It’s 2012 and some TV channels are looking back at 1992 and commemorating the 20th-Anniversary of the not guilty verdict in the Rodney King trial. In 1992,the first President Bush left office, and Bill Clinton was elected president. The Navy confronted the Tail Hook scandal.
1992: I was much younger then, when the not guilty verdict, which still boggles my mind, came down. The incident left people glued to their TVs, and dumb founded. There was no Facebook; the internet was an infant, experimental thing. If you had a cell phone, you had money. It was the first time that such an attack, by police officers had been recorded and would be used in a trial. It’s difficult to remember those images and the feelings that they stirred.
During the uprising, Spike Lee & Co. were in the middle of editing his opus “Malcolm X,” and flying to Los Angeles for a meeting with executives at Warner Brothers; Los Angeles was an inferno in a few morose ways.
1991: An irony is that, just one year prior, in 1991, America saw a boon of black-made movies released. It was more of those than were released during the whole of the 1980s, when Eddie Murphy and Bill Cosby helped to rule entertainment.
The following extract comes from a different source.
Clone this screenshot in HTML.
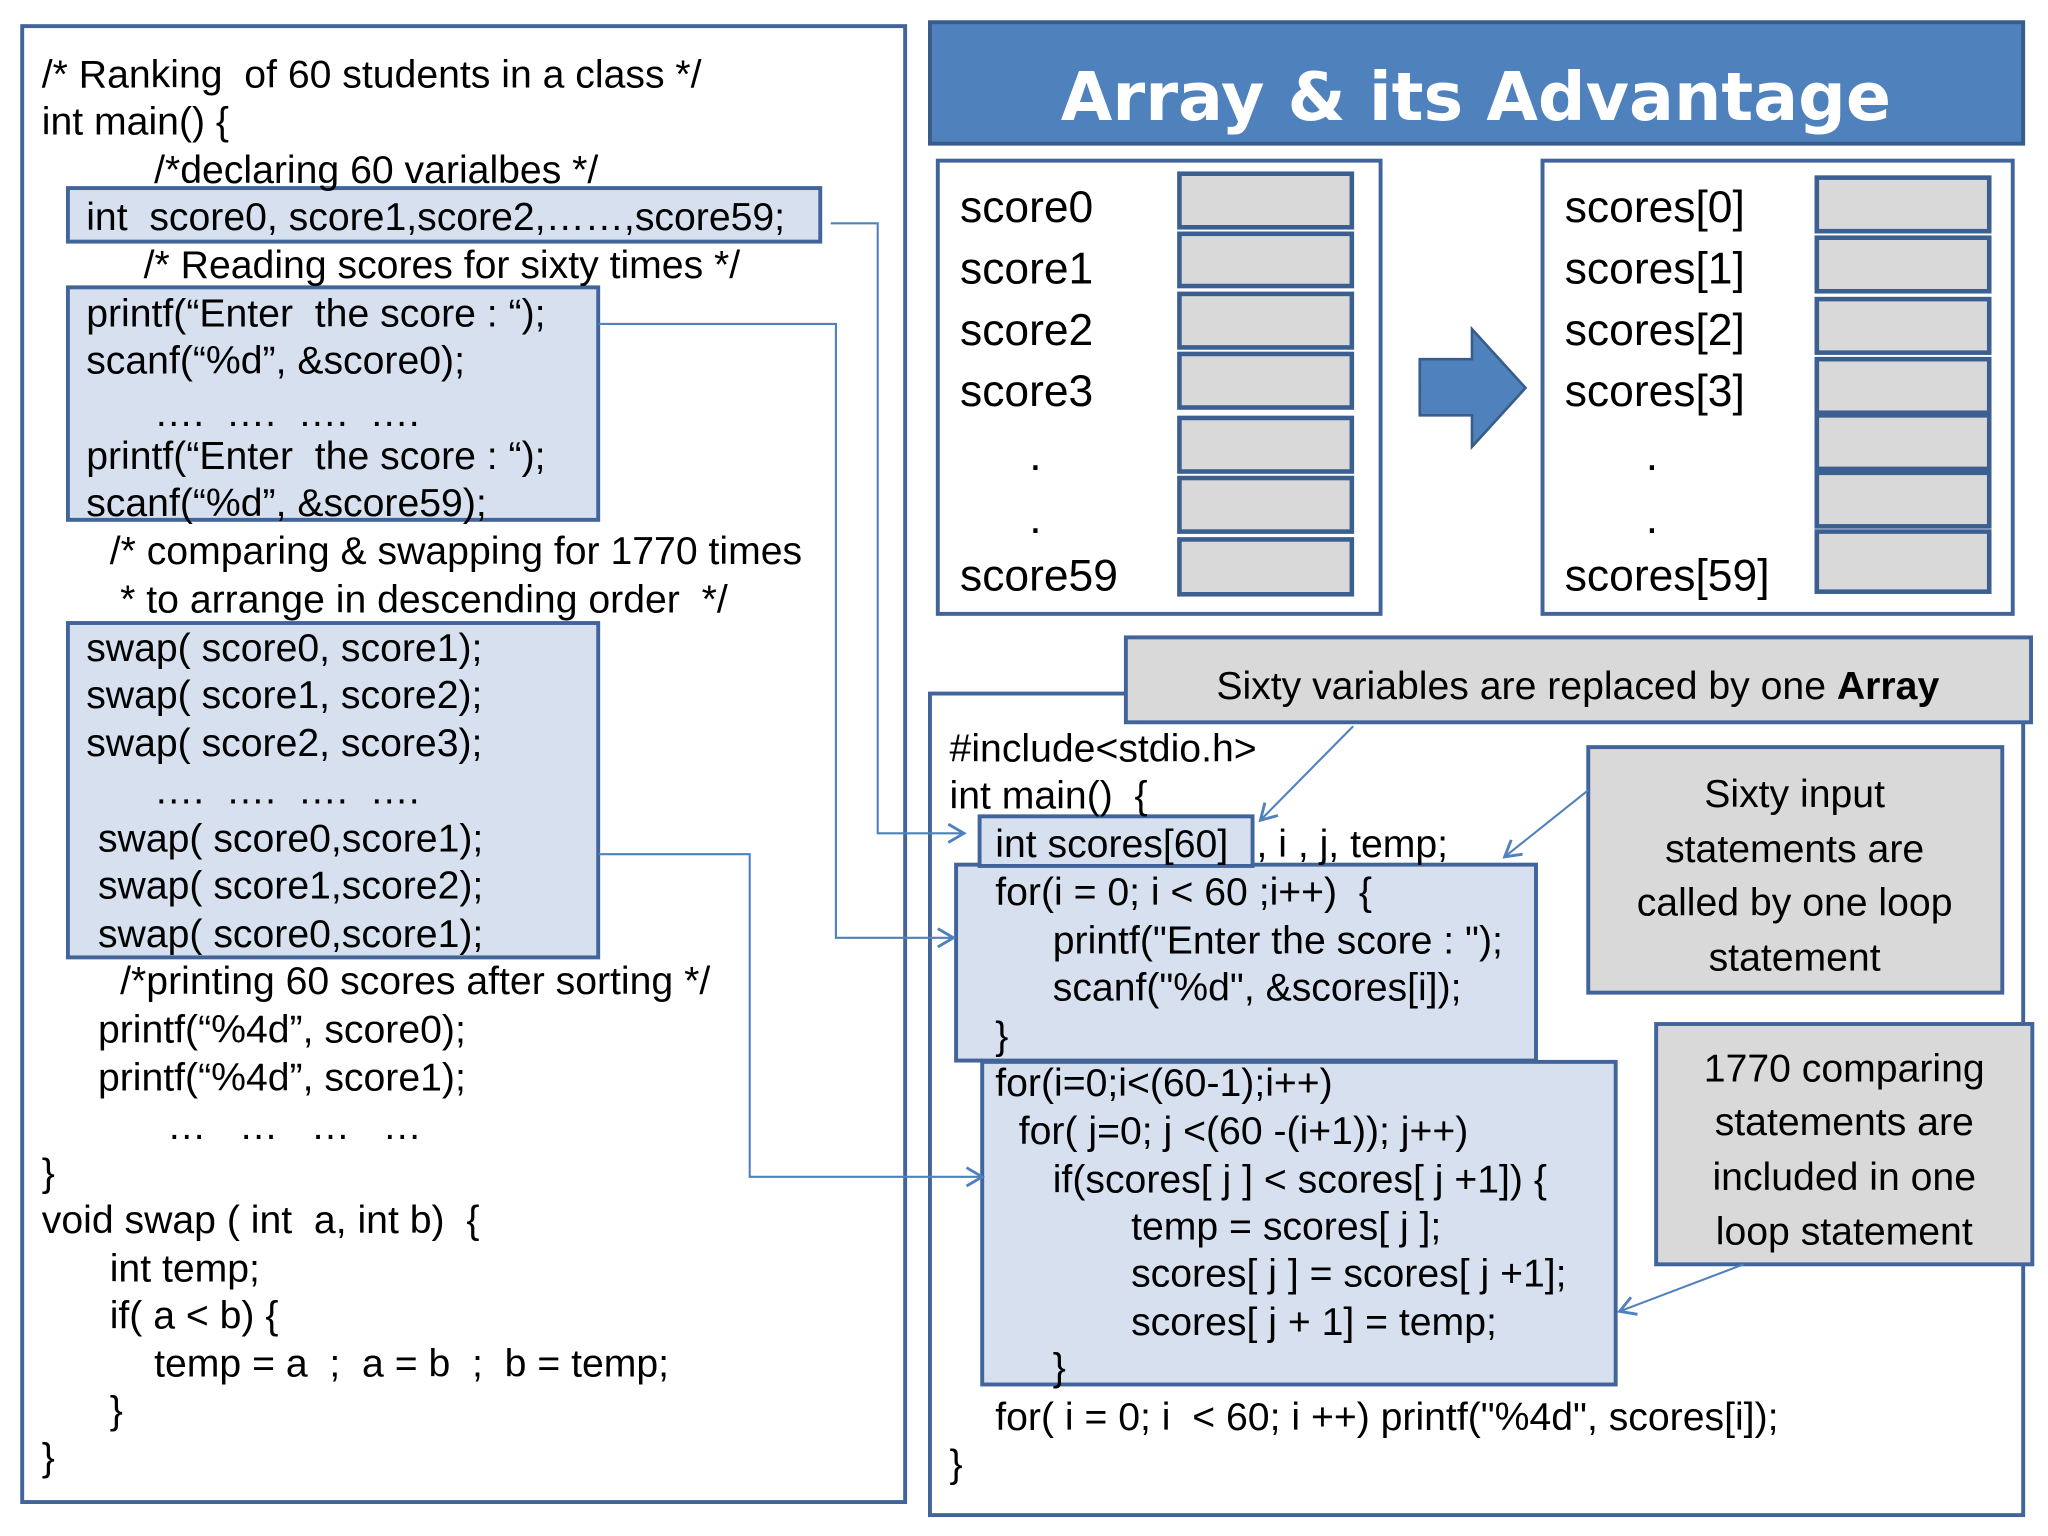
<!DOCTYPE html>
<html><head><meta charset="utf-8"><style>
html,body{margin:0;padding:0;background:#fff;width:2048px;height:1536px;overflow:hidden}
svg{display:block}
text{font-family:"Liberation Sans",Arial,sans-serif;fill:#000;white-space:pre}
.c{font-size:30px}
.k{font-family:"DejaVu Sans","Liberation Sans",sans-serif;font-size:34px}
.g{font-family:"DejaVu Sans","Liberation Sans",sans-serif;font-size:30px}
</style></head><body>
<svg width="2048" height="1536" viewBox="0 0 1568 1176" xmlns="http://www.w3.org/2000/svg" xml:space="preserve">
<defs>
<marker id="ah" markerWidth="16" markerHeight="16" refX="13" refY="8" orient="auto" markerUnits="userSpaceOnUse">
<path d="M1,1 L13,8 L1,15" fill="none" stroke="#4f81bd" stroke-width="2.2"/>
</marker>
</defs>
<g fill="none" stroke="#41659a" stroke-width="3">
<rect x="17" y="20" width="676" height="1130" fill="#fff"/>
<rect x="52" y="144" width="576" height="41" fill="#d6e0ee"/>
<rect x="52" y="220" width="406" height="178" fill="#d6e0ee"/>
<rect x="52" y="477" width="406" height="256" fill="#d6e0ee"/>
<rect x="712" y="17" width="837" height="93" fill="#4f81bd" stroke="#385d8a"/>
<rect x="718" y="123" width="339" height="347" fill="#fff"/>
<rect x="1181" y="123" width="360" height="347" fill="#fff"/>
<rect x="712" y="531" width="837" height="629" fill="#fff"/>
<rect x="862" y="488" width="693" height="65" fill="#d9d9d9"/>
<rect x="1216" y="572" width="317" height="188" fill="#d9d9d9"/>
<rect x="1268" y="784" width="288" height="184" fill="#d9d9d9"/>
<rect x="752" y="813" width="485" height="247" fill="#d6e0ee"/>
<rect x="732" y="662" width="444" height="150" fill="#d6e0ee"/>
<rect x="750" y="625" width="209" height="38" fill="#d6e0ee"/>
</g>
<g fill="#d9d9d9" stroke="#3c5f91" stroke-width="3.5">
<rect x="903" y="133" width="132" height="41"/><rect x="903" y="179" width="132" height="40"/>
<rect x="903" y="225" width="132" height="41"/><rect x="903" y="271" width="132" height="41"/>
<rect x="903" y="320" width="132" height="41"/><rect x="903" y="366" width="132" height="41"/>
<rect x="903" y="413" width="132" height="42"/>
<rect x="1391" y="136" width="132" height="41"/><rect x="1391" y="182" width="132" height="41"/>
<rect x="1391" y="229" width="132" height="41"/><rect x="1391" y="275" width="132" height="41"/>
<rect x="1391" y="318" width="132" height="41"/><rect x="1391" y="362" width="132" height="41"/>
<rect x="1391" y="407" width="132" height="46"/>
</g>
<path d="M1087,275 H1127 V252 L1168,297 L1127,342 V318 H1087 Z" fill="#4f81bd" stroke="#385d8a" stroke-width="2"/>
<g fill="none" stroke="#4f81bd" stroke-width="1.6">
<path d="M636,171 H672 V638 H738" marker-end="url(#ah)"/>
<path d="M458,248 H640 V718 H730" marker-end="url(#ah)"/>
<path d="M458,654 H574 V901 H752" marker-end="url(#ah)"/>
<path d="M1036,556 L965,628" marker-end="url(#ah)"/>
<path d="M1216,605 L1152,656" marker-end="url(#ah)"/>
<path d="M1335,968 L1240,1004" marker-end="url(#ah)"/>
</g>
<text x="1130" y="92" text-anchor="middle" style="font-family:'DejaVu Sans','Liberation Sans',sans-serif;font-size:51px;font-weight:bold;fill:#fff">Array &amp; its Advantage</text>
<g class="c">
<text x="32" y="67">/* Ranking  of 60 students in a class */</text>
<text x="32" y="103">int main() {</text>
<text x="118" y="140">/*declaring 60 varialbes */</text>
<text x="66" y="176">int  score0, score1,score2,……,score59;</text>
<text x="110" y="213">/* Reading scores for sixty times */</text>
<text x="66" y="250">printf(“Enter  the score : “);</text>
<text x="66" y="286">scanf(“%d”, &amp;score0);</text>
<text x="118" y="326">….  ….  ….  ….</text>
<text x="66" y="359">printf(“Enter  the score : “);</text>
<text x="66" y="395">scanf(“%d”, &amp;score59);</text>
<text x="84" y="432">/* comparing &amp; swapping for 1770 times</text>
<text x="92" y="469">* to arrange in descending order  */</text>
<text x="66" y="506">swap( score0, score1);</text>
<text x="66" y="542">swap( score1, score2);</text>
<text x="66" y="579">swap( score2, score3);</text>
<text x="118" y="615">….  ….  ….  ….</text>
<text x="75" y="652">swap( score0,score1);</text>
<text x="75" y="688">swap( score1,score2);</text>
<text x="75" y="725">swap( score0,score1);</text>
<text x="92" y="761">/*printing 60 scores after sorting */</text>
<text x="75" y="798">printf(“%4d”, score0);</text>
<text x="75" y="835">printf(“%4d”, score1);</text>
<text x="128" y="872">…   …   …   …</text>
<text x="32" y="908">}</text>
<text x="32" y="944">void swap ( int  a, int b)  {</text>
<text x="84" y="981">int temp;</text>
<text x="84" y="1017">if( a &lt; b) {</text>
<text x="118" y="1054">temp = a  ;  a = b  ;  b = temp;</text>
<text x="84" y="1090">}</text>
<text x="32" y="1126">}</text>
<text x="727" y="583">#include&lt;stdio.h&gt;</text>
<text x="727" y="619">int main()  {</text>
<text x="762" y="656">int scores[60]</text>
<text x="962" y="656">, i , j, temp;</text>
<text x="762" y="693">for(i = 0; i &lt; 60 ;i++)  {</text>
<text x="806" y="730">printf("Enter the score : ");</text>
<text x="806" y="766">scanf("%d", &amp;scores[i]);</text>
<text x="762" y="803">}</text>
<text x="762" y="839">for(i=0;i&lt;(60-1);i++)</text>
<text x="780" y="876">for( j=0; j &lt;(60 -(i+1)); j++)</text>
<text x="806" y="913">if(scores[ j ] &lt; scores[ j +1]) {</text>
<text x="866" y="949">temp = scores[ j ];</text>
<text x="866" y="985">scores[ j ] = scores[ j +1];</text>
<text x="866" y="1022">scores[ j + 1] = temp;</text>
<text x="806" y="1057">}</text>
<text x="762" y="1095">for( i = 0; i  &lt; 60; i ++) printf("%4d", scores[i]);</text>
<text x="727" y="1131">}</text>
</g>
<g class="k">
<text x="735" y="170">score0</text><text x="735" y="217">score1</text>
<text x="735" y="264">score2</text><text x="735" y="311">score3</text>
<text x="788" y="360">.</text><text x="788" y="408">.</text>
<text x="735" y="452">score59</text>
<text x="1198" y="170">scores[0]</text><text x="1198" y="217">scores[1]</text>
<text x="1198" y="264">scores[2]</text><text x="1198" y="311">scores[3]</text>
<text x="1260" y="360">.</text><text x="1260" y="408">.</text>
<text x="1198" y="452">scores[59]</text>
</g>
<g class="g" text-anchor="middle">
<text x="1208" y="535">Sixty variables are replaced by one <tspan font-weight="bold">Array</tspan></text>
<text x="1374" y="618">Sixty input</text>
<text x="1374" y="660">statements are</text>
<text x="1374" y="701">called by one loop</text>
<text x="1374" y="743">statement</text>
<text x="1412" y="828">1770 comparing</text>
<text x="1412" y="869">statements are</text>
<text x="1412" y="911">included in one</text>
<text x="1412" y="953">loop statement</text>
</g>
</svg>
</body></html>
Those relative spots of success in entertainment served as notable counterpoints to tragic, vicious pummeling of Mr. King.
2012: Twenty years later, our first-term Kenyan-American president vies for a second one, and above all, after the economy, another opportunity to guide America toward that more perfect union. America and the world expected, unjustly, that his charisma and oratory would herald a Camelot-like era; one, which would rid us of arguably inevitable color biases and prejudices.
And, yet, a teenager, Trayvon Martin, from Sanford, FL, is dead because George Zimmerman felt threatened. This weighs on, and divides our society and psyches. The pummeling of Rodney King, the trial and not-guilty verdict, which followed, did too.
Optimism? Another Rodney King tragedy could occur this year; some people would handily argue that Mr. Martin’s killing is that one.
My god: what 20 years can wreak, and remind us of?